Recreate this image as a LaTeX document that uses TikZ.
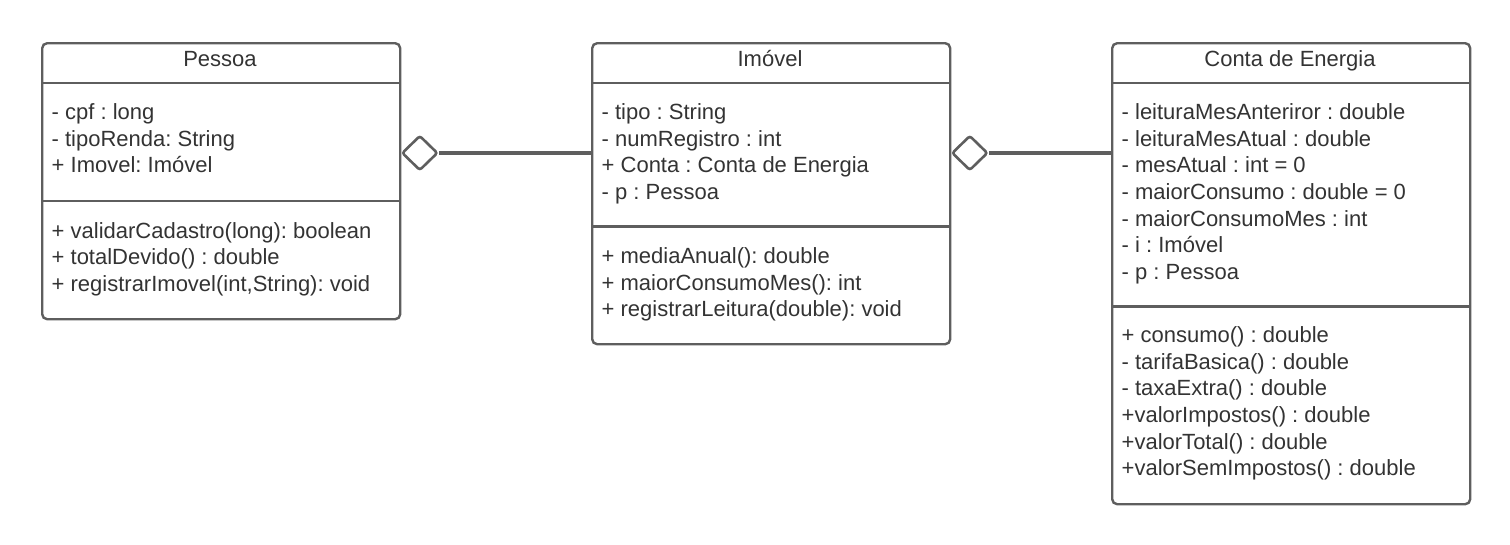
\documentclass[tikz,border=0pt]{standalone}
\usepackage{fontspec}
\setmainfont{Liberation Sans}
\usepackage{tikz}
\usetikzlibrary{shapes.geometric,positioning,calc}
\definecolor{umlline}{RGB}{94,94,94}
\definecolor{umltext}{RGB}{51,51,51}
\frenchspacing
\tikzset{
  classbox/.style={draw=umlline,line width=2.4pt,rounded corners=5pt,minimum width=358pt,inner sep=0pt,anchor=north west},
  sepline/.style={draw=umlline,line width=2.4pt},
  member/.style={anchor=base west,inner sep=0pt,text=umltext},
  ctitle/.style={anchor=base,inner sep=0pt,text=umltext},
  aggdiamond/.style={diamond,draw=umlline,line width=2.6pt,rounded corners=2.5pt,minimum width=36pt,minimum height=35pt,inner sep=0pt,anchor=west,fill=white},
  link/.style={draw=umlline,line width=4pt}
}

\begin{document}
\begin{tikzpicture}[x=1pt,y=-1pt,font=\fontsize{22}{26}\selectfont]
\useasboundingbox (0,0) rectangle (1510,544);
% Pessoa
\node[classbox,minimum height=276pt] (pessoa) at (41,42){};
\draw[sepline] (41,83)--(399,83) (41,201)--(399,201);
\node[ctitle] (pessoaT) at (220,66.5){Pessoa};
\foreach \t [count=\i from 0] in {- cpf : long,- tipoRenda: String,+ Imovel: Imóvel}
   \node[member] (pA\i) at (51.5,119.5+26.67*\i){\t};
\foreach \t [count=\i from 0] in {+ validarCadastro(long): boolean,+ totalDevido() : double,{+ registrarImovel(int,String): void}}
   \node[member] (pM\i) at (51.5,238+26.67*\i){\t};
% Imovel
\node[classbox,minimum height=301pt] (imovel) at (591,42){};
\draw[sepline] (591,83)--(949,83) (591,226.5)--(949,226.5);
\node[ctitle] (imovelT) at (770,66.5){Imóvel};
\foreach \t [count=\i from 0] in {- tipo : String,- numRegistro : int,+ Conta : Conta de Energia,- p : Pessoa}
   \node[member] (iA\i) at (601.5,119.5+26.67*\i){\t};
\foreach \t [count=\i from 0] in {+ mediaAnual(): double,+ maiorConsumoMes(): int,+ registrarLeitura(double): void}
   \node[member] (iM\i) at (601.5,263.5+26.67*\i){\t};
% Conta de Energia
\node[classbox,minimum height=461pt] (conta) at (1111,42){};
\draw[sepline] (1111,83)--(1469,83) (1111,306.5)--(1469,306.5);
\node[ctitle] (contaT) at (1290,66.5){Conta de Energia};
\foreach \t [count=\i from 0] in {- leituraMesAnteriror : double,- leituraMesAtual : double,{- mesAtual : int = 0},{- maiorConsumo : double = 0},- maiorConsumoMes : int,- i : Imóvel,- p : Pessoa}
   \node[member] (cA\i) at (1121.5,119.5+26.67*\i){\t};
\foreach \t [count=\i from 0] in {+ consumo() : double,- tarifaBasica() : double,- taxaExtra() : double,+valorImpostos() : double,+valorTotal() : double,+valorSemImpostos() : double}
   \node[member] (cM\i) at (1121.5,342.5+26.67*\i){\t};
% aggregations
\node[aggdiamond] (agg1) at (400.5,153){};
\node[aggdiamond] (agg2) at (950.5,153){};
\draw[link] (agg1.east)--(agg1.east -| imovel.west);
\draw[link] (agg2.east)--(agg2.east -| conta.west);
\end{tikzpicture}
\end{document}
■ ■ ■
» **Problem to work on**
Repeat the listing verbatim. Skip the pictures.

» **Full answer**
Recreate this image as a LaTeX document that uses TikZ.
\documentclass[tikz,border=0pt]{standalone}
\usepackage{fontspec}
\setmainfont{Liberation Sans}
\usepackage{tikz}
\usetikzlibrary{shapes.geometric,positioning,calc}
\definecolor{umlline}{RGB}{94,94,94}
\definecolor{umltext}{RGB}{51,51,51}
\frenchspacing
\tikzset{
  classbox/.style={draw=umlline,line width=2.4pt,rounded corners=5pt,minimum width=358pt,inner sep=0pt,anchor=north west},
  sepline/.style={draw=umlline,line width=2.4pt},
  member/.style={anchor=base west,inner sep=0pt,text=umltext},
  ctitle/.style={anchor=base,inner sep=0pt,text=umltext},
  aggdiamond/.style={diamond,draw=umlline,line width=2.6pt,rounded corners=2.5pt,minimum width=36pt,minimum height=35pt,inner sep=0pt,anchor=west,fill=white},
  link/.style={draw=umlline,line width=4pt}
}

\begin{document}
\begin{tikzpicture}[x=1pt,y=-1pt,font=\fontsize{22}{26}\selectfont]
\useasboundingbox (0,0) rectangle (1510,544);
% Pessoa
\node[classbox,minimum height=276pt] (pessoa) at (41,42){};
\draw[sepline] (41,83)--(399,83) (41,201)--(399,201);
\node[ctitle] (pessoaT) at (220,66.5){Pessoa};
\foreach \t [count=\i from 0] in {- cpf : long,- tipoRenda: String,+ Imovel: Imóvel}
   \node[member] (pA\i) at (51.5,119.5+26.67*\i){\t};
\foreach \t [count=\i from 0] in {+ validarCadastro(long): boolean,+ totalDevido() : double,{+ registrarImovel(int,String): void}}
   \node[member] (pM\i) at (51.5,238+26.67*\i){\t};
% Imovel
\node[classbox,minimum height=301pt] (imovel) at (591,42){};
\draw[sepline] (591,83)--(949,83) (591,226.5)--(949,226.5);
\node[ctitle] (imovelT) at (770,66.5){Imóvel};
\foreach \t [count=\i from 0] in {- tipo : String,- numRegistro : int,+ Conta : Conta de Energia,- p : Pessoa}
   \node[member] (iA\i) at (601.5,119.5+26.67*\i){\t};
\foreach \t [count=\i from 0] in {+ mediaAnual(): double,+ maiorConsumoMes(): int,+ registrarLeitura(double): void}
   \node[member] (iM\i) at (601.5,263.5+26.67*\i){\t};
% Conta de Energia
\node[classbox,minimum height=461pt] (conta) at (1111,42){};
\draw[sepline] (1111,83)--(1469,83) (1111,306.5)--(1469,306.5);
\node[ctitle] (contaT) at (1290,66.5){Conta de Energia};
\foreach \t [count=\i from 0] in {- leituraMesAnteriror : double,- leituraMesAtual : double,{- mesAtual : int = 0},{- maiorConsumo : double = 0},- maiorConsumoMes : int,- i : Imóvel,- p : Pessoa}
   \node[member] (cA\i) at (1121.5,119.5+26.67*\i){\t};
\foreach \t [count=\i from 0] in {+ consumo() : double,- tarifaBasica() : double,- taxaExtra() : double,+valorImpostos() : double,+valorTotal() : double,+valorSemImpostos() : double}
   \node[member] (cM\i) at (1121.5,342.5+26.67*\i){\t};
% aggregations
\node[aggdiamond] (agg1) at (400.5,153){};
\node[aggdiamond] (agg2) at (950.5,153){};
\draw[link] (agg1.east)--(agg1.east -| imovel.west);
\draw[link] (agg2.east)--(agg2.east -| conta.west);
\end{tikzpicture}
\end{document}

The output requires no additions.